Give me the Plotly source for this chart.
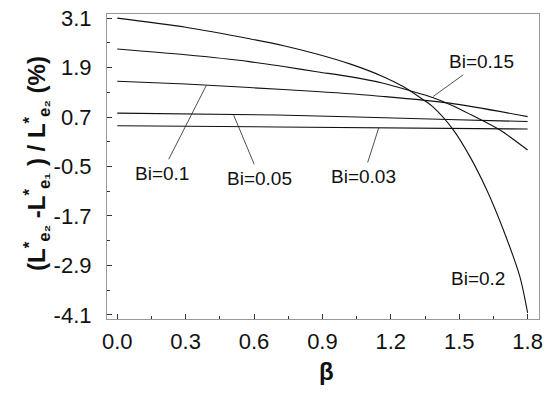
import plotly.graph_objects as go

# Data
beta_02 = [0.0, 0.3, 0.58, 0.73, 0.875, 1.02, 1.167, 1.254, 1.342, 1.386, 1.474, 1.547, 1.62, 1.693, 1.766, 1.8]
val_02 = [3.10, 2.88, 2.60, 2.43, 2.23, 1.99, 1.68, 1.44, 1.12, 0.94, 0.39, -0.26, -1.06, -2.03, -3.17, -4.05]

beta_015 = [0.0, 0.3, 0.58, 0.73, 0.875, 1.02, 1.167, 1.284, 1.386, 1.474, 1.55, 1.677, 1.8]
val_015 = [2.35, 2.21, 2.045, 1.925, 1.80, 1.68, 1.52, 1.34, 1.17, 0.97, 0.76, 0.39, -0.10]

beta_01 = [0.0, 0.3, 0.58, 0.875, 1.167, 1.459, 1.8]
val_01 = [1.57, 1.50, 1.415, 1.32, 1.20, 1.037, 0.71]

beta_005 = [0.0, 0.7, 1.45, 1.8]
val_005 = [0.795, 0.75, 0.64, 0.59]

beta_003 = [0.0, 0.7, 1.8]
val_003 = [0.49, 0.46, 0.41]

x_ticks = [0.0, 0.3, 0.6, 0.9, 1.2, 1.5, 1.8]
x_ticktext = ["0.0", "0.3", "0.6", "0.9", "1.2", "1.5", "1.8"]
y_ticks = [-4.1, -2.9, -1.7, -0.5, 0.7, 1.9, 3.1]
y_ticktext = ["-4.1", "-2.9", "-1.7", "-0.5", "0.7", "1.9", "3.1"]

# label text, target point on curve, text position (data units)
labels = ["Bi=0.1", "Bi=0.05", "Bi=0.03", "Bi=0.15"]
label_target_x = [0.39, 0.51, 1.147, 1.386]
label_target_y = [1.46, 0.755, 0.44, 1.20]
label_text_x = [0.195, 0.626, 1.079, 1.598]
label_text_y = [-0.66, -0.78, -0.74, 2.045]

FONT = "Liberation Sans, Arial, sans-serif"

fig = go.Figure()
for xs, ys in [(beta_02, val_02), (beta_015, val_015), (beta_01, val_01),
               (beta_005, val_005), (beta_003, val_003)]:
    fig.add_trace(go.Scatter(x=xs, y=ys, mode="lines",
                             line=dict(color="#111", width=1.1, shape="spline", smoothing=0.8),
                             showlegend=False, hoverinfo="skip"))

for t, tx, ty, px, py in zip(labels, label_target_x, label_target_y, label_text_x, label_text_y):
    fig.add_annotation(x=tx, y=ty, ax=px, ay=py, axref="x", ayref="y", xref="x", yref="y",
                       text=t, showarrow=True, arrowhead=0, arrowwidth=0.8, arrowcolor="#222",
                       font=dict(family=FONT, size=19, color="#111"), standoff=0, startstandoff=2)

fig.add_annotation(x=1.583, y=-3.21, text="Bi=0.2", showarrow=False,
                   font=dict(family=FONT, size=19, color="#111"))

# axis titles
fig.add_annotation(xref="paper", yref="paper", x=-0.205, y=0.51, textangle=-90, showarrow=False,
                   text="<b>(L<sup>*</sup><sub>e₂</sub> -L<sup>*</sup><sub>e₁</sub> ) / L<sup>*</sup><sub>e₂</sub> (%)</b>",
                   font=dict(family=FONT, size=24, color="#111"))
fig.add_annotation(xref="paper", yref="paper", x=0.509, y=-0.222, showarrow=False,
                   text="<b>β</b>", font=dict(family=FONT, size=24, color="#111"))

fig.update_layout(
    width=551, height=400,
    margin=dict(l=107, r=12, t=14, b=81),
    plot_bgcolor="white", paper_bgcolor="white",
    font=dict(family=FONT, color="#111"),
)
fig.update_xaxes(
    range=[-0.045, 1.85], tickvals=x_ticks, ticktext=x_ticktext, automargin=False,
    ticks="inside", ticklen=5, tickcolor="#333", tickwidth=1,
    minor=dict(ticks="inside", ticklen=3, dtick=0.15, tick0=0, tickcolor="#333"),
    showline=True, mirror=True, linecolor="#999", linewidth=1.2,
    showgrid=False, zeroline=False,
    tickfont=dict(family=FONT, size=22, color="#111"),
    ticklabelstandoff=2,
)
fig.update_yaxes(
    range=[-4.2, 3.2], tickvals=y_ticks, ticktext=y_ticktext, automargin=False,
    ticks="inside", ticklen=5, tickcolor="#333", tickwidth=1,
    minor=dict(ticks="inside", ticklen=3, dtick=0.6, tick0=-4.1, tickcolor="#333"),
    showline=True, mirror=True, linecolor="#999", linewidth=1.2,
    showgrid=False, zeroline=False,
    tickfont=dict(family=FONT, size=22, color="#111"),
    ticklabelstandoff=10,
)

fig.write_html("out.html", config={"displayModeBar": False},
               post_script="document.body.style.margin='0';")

═══

■ Short task
Write out an exact copy of the listing, first line through the line containing "val_003 = [0.49, 0.46, 0.41]", with the pictures left out.

■ Result of this task
Give me the Plotly source for this chart.
import plotly.graph_objects as go

# Data
beta_02 = [0.0, 0.3, 0.58, 0.73, 0.875, 1.02, 1.167, 1.254, 1.342, 1.386, 1.474, 1.547, 1.62, 1.693, 1.766, 1.8]
val_02 = [3.10, 2.88, 2.60, 2.43, 2.23, 1.99, 1.68, 1.44, 1.12, 0.94, 0.39, -0.26, -1.06, -2.03, -3.17, -4.05]

beta_015 = [0.0, 0.3, 0.58, 0.73, 0.875, 1.02, 1.167, 1.284, 1.386, 1.474, 1.55, 1.677, 1.8]
val_015 = [2.35, 2.21, 2.045, 1.925, 1.80, 1.68, 1.52, 1.34, 1.17, 0.97, 0.76, 0.39, -0.10]

beta_01 = [0.0, 0.3, 0.58, 0.875, 1.167, 1.459, 1.8]
val_01 = [1.57, 1.50, 1.415, 1.32, 1.20, 1.037, 0.71]

beta_005 = [0.0, 0.7, 1.45, 1.8]
val_005 = [0.795, 0.75, 0.64, 0.59]

beta_003 = [0.0, 0.7, 1.8]
val_003 = [0.49, 0.46, 0.41]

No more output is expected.